Research scientist, Google
- Doctoral degree in Computer Science, University of Washington
- Master’s degree in Computer Science, Stanford
- Bachelor’s degree in Computer Science, Stanford
- Research scientist, Adobe
- Computer graphics supervisor, Industrial Light and Magic (Lucasfilm)
Hollywood buffs have likely heard of a Bacon number, the shorthand for the degrees of separation between one thespian and fellow actor Kevin Bacon. Academics have probably heard of an Erdős number, a way for mathematicians to boast their proximity to prolific mathematician Paul Erdős.
But few people have heard of an Erdős-Bacon number. Dan Goldman has an Erdős-Bacon number of six, the sum of his two degrees of separation from Kevin Bacon and four from Paul Erdős. To date, he’s never met anyone with a lower number.
Dan, who earned his Ph.D. in computer science from the University of Washington in 2007, has had a varied, impressive career combining his interests in academics and film into a passion for solving visual problems. He credits funding from the Achievement Reward for College Scientists (ARCS) for helping him to pursue his research after nearly a decade working in the film industry.
After graduating from Stanford with a master’s degree in Computer Science in the mid-90s, Dan went on to work for Industrial Light and Magic, a subsidiary of Lucasfilm focused on computer graphics and animation. It was an exciting time to work in the industry; computer graphics was starting to transform entertainment, and he and his co-workers were a “small, scrappy group of people doing things that had never been done before,” he says.
During his seven years at Lucasfilm, Dan worked on a range of projects, including 101 Dalmatians (1996), Men in Black (1997), and Star Wars Episodes I and II (1999 and 2002).
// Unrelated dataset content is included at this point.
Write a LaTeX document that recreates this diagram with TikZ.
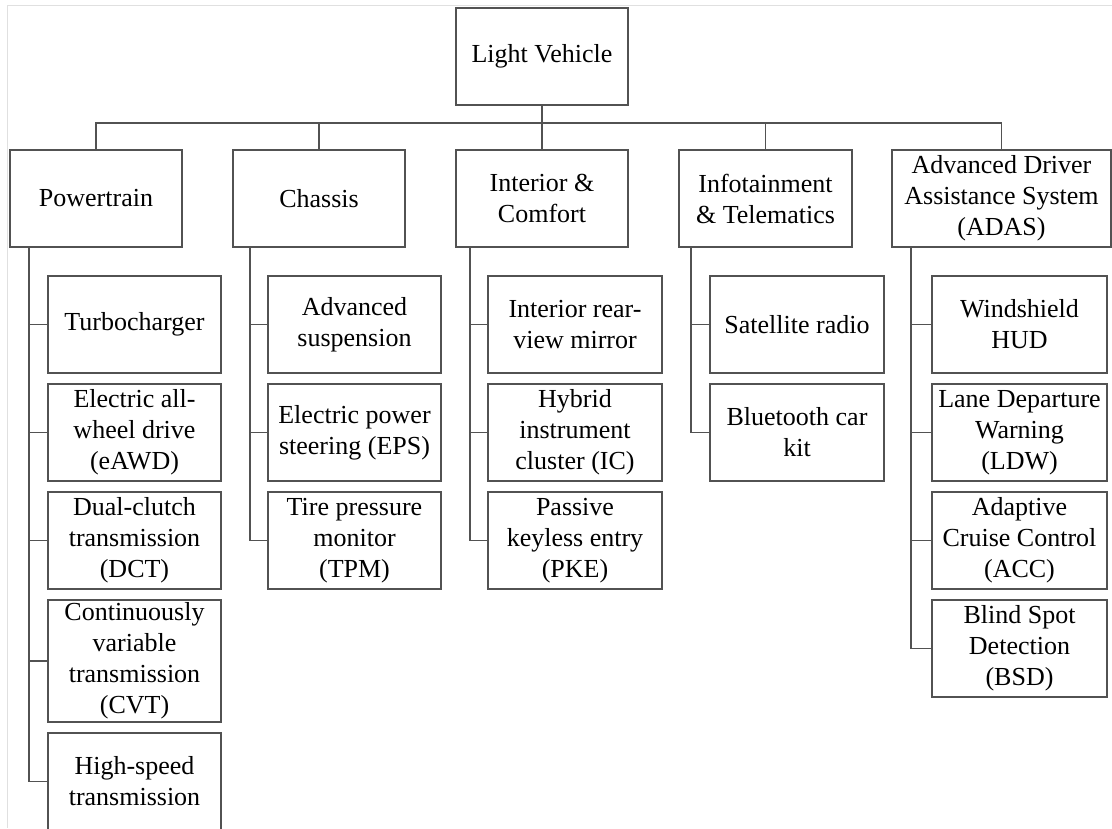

He most enjoyed working on Galaxy Quest (1999), he says, because the staff had a great sense of humor and were given a lot of creative freedom.
But after working in the industry for several years, Dan had moved into a supervisory role, where “most of my job was assigning interesting problems to other people,” he says.
“It always felt a bit painful,” he explains, to hand off his favorite part of his work — solving problems— to his co-workers.
And by then the industry had changed: the small, scrappy, team of co-workers he’d had before was now a staff of a thousand people “doing things that had been done before but trying to do them faster [and] cheaper,” he says.
He decided to go back to school to work on research with the potential to impact film production and the visual effects industry.
While Dan was eager to go back to school to start asking questions and focusing on his research, he wasn’t as excited to be returning to a graduate-student lifestyle and budget.
“I’d been a working stiff for seven years,” he says. “I was used to a regular paycheck, and so thinking about [that transition] was challenging for me and my wife.”
In deciding between Massachusetts Institute of Technology and the UW, funding from the ARCS fellowship — and Seattle’s more moderate climate — were critical factors in convincing Dan to stay west.
As a UW student, Dan continued to pursue his passion for solving visual problems. His early research focused on recovering the shape of objects from images, and a related but separate project focused on allowing computer graphics artists to make lighting changes to an image more rapidly and efficiently. He later worked on projects that would allow the average user to easily manipulate video, and brought this early research to his job at Adobe.
A highlight of his experience as an ARCS fellow, Dan says, was attending ARCS luncheons, which celebrate graduate students working across the university. It was a rare opportunity to learn about the work graduate students outside of his department were doing.
Outside of his studies, Dan was also a member of the Computer Science & Engineering Innertube Basketball team, which, while difficult to describe, is a “sort of water polo in innertubes,” he says.
After graduating and working at Adobe for nearly a decade, in December 2015, Dan took a job as a research scientist at Google.
There, he works on the Google Daydream team, dedicated to advancing virtual reality products. While he couldn’t disclose a lot of detail about his current projects, Dan says he joined the team that was responsible for the Jump camera rig, a 360-degree stereo camera that uses a ring of 16 Go-Pro cameras to make a seamless, panoramic 3-D image.
Looking back, he says he couldn’t have anticipated where his career would lead him — he did start out as a theater major in undergrad, before switching to computer science — but that all his career and academic experiences help inform his current work.
His career is “definitely a testament to the way things work out,” he says. “If you follow things that interest you, you’ll end up doing more things that interest you. And things that don’t seem to be related often do become related.”